-- START --
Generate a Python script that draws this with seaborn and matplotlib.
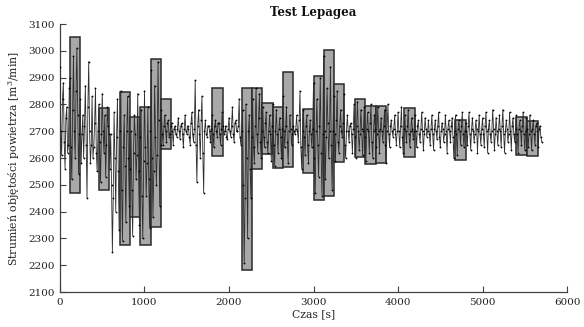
-- END --
-- START --
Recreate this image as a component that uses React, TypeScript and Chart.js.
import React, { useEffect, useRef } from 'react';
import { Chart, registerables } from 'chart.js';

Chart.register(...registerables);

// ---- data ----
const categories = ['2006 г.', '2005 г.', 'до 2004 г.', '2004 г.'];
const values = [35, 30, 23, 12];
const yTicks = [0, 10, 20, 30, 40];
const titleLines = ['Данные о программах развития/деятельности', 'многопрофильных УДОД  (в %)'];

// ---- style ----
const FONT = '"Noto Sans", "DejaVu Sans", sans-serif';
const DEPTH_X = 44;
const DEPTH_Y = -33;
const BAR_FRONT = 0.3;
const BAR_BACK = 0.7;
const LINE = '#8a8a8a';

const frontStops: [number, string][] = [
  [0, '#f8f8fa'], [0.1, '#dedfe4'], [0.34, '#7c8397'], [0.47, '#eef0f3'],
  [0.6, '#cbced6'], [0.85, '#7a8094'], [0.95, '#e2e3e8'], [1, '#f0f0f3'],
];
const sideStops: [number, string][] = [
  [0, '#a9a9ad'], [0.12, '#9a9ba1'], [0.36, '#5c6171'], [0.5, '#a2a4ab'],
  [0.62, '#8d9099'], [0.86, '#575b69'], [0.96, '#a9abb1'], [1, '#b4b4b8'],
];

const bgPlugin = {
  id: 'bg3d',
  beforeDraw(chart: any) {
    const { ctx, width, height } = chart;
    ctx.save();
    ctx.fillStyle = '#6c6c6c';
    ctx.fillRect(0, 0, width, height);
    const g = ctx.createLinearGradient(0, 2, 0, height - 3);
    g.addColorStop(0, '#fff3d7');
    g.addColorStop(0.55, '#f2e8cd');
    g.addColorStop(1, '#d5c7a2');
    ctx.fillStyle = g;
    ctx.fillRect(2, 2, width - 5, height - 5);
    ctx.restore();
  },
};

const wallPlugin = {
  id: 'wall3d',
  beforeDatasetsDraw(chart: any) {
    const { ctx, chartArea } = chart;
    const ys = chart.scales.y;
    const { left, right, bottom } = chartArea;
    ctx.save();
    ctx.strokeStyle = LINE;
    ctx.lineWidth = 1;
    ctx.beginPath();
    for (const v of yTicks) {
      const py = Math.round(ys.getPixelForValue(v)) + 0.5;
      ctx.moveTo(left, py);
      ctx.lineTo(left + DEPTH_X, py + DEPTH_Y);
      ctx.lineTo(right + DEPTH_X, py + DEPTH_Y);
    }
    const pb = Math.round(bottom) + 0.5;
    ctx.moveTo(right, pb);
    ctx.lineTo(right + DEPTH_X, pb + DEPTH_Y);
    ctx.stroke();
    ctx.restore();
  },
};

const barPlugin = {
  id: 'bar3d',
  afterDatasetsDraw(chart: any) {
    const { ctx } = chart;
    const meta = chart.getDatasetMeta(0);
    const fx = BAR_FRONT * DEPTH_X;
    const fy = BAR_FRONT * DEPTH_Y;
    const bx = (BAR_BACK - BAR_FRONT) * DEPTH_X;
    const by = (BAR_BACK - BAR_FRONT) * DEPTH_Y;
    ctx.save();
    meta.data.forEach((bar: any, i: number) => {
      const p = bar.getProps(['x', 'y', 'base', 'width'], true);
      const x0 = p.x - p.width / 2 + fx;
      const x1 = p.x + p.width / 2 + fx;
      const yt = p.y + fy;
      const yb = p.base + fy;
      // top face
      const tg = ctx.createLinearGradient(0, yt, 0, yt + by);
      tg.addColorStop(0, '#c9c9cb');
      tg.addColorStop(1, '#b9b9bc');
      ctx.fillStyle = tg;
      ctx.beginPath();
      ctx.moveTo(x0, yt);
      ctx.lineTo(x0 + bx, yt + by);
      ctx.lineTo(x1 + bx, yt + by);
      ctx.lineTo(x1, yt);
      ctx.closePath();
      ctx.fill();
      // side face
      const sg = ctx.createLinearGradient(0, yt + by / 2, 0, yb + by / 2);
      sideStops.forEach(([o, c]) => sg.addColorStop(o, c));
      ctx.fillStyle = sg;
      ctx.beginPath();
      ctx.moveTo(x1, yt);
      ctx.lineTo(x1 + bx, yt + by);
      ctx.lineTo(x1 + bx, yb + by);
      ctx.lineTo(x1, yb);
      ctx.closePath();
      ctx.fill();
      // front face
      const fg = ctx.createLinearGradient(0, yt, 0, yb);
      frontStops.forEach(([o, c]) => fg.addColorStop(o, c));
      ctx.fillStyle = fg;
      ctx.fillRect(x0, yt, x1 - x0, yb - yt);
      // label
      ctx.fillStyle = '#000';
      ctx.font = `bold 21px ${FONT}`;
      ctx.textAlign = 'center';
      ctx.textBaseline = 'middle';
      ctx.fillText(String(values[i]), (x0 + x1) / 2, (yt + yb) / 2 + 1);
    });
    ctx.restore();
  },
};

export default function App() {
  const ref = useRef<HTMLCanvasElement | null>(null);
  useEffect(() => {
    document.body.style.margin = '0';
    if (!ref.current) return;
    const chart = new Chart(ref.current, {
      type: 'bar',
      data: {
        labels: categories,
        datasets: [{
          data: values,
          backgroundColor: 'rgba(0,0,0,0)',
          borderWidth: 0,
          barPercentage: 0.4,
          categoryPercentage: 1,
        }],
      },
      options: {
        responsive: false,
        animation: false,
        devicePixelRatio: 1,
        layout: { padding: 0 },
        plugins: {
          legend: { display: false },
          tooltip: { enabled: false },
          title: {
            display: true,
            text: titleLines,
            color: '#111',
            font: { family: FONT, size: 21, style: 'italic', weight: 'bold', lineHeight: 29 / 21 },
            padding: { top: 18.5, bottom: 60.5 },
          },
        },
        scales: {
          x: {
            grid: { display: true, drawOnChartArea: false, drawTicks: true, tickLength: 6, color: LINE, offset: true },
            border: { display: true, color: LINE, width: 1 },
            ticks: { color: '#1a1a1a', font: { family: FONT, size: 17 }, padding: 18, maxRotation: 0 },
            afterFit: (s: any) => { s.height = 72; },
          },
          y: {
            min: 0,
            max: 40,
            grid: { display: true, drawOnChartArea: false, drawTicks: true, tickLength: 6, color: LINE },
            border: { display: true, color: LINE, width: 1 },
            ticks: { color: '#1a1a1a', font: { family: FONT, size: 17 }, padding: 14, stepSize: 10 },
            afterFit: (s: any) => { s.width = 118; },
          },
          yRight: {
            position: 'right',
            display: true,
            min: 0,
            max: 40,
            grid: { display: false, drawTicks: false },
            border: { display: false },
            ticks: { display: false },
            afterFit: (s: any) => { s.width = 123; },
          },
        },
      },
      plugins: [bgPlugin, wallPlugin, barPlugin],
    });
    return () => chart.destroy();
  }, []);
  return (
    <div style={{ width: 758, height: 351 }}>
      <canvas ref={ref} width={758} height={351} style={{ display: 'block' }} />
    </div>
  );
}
-- END --
§ **TASK OBJECTIVE**: From the records above, repeat exactly the lines from the one with "Recreate this image" through the one with "const LINE = '#8a8a8a';", both included.

§ **ANSWER IN FULL**:
Recreate this image as a component that uses React, TypeScript and Chart.js.
import React, { useEffect, useRef } from 'react';
import { Chart, registerables } from 'chart.js';

Chart.register(...registerables);

// ---- data ----
const categories = ['2006 г.', '2005 г.', 'до 2004 г.', '2004 г.'];
const values = [35, 30, 23, 12];
const yTicks = [0, 10, 20, 30, 40];
const titleLines = ['Данные о программах развития/деятельности', 'многопрофильных УДОД  (в %)'];

// ---- style ----
const FONT = '"Noto Sans", "DejaVu Sans", sans-serif';
const DEPTH_X = 44;
const DEPTH_Y = -33;
const BAR_FRONT = 0.3;
const BAR_BACK = 0.7;
const LINE = '#8a8a8a';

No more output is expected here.